I can be a strange and particular person at times. So here is a post wherein I will be strangely particular about setting the temperature on your thermostat.
You often hear about how you should turn down the thermostat to save energy, and there are a slew of helpful ideas on the subject. I'm sure you've heard some of them right here on this blog: You can turn the thermostat down when you're out, when you're sleeping, and you can save about 1% on your energy bill per degree you turn your thermostat down! This is all very exciting.
But before you go crazy with turning down the thermostat really low, I'd like to point out some things you might want to keep in mind.
But first I have a story! Once upon a time, I knew someone who wanted to save money on her energy bill. And she was in a very drafty old place that got almost no sunlight and leaked air from every single crevice, so she was spending oodles on heating. So she decided to save money on heating! And she turned her heating off. Like, completely off. As far as I know, she went through every year I knew her without any heat at all on in her house. Goodness, she may very well be still doing it today.
Thankfully, she lives in the Pacific Northwest, where this is not that crazy an idea. But she can't be the only person out there who thought of this, so I'd like to remind you all out there: Please, save energy! Saving energy is good. But please, please think of your pipes before you go too crazy with the idea.
Frozen pipes are a big deal. If the water in your pipes starts freezing, you run the risk of that pipe exploding—and goodness knows that's not what most people are hoping to do when they're trying to save energy in the dead of winter. Unfortunately, I can't just say "keep your thermostat over X degrees to avoid pipe freezing." It depends on where you live, where your pipes are, and how well insulated those pipes are.
There are relatively few places in the United States where you'd never have to worry about frozen pipes. According to Weather.com, southern states generally start having issues with frozen pipes when the temperature reaches about 20 degrees Fahrenheit (the distinction is made because houses in the south are less likely to build pipes inside or in the "warm" parts of your home.) EERE's own Federal Energy Management Program has a file that shows the probability of frozen pipes in your region (PDF 115 KB). Download Adobe Reader.
So, unless you live in a place where it never gets below freezing (you lucky souls, you), you'll need to know some things about your house or apartment: Some water pipes will be in the "warm" parts of your house. This is why you don't want the temperature inside your house to drop too low, because bathroom and kitchen pipes are generally not insulated, and they rely on whatever system you're using to heat the rest of your house to keep warm.
And if you rent, you might want to see if the owners require their tenants to keep their thermostat above a certain level—my apartment requires all tenants to keep their thermostats above 65, for example, and asks us to consider leaving the taps dripping.

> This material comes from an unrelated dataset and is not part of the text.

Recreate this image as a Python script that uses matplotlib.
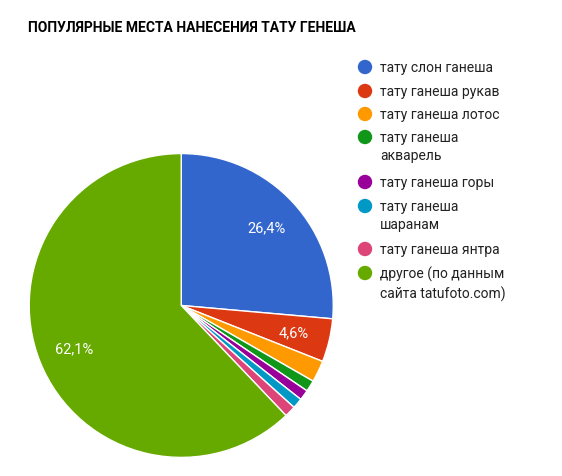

But while these are all good reasons to be careful with the temperature you keep your thermostat at, don't forget the rest of your pipes—some of your water pipes may be in "cold" parts of your house, like crawl spaces or attics, where they don't get any of your home's ambient heat and may, in fact, be subjected to air directly from the outside. What you'll need to do is based on the region you live in, so you may want to look up your state or city's Web site and see if they have recommendations on how to prepare your house for the winter, because you may want to insulate those pipes.
And, lest I forget to bring up something from the renewable energy field, you should also know that you need to take special precautions to make sure your solar water heaters don't freeze if you live in a cold enough climate.
In the end, I suppose it's still a judgment call, but just remember: Your pipes are vulnerable, frozen pipes are a pain, and you should always consider how your house is built before you make any drastic decisions on how to heat your home in the winter.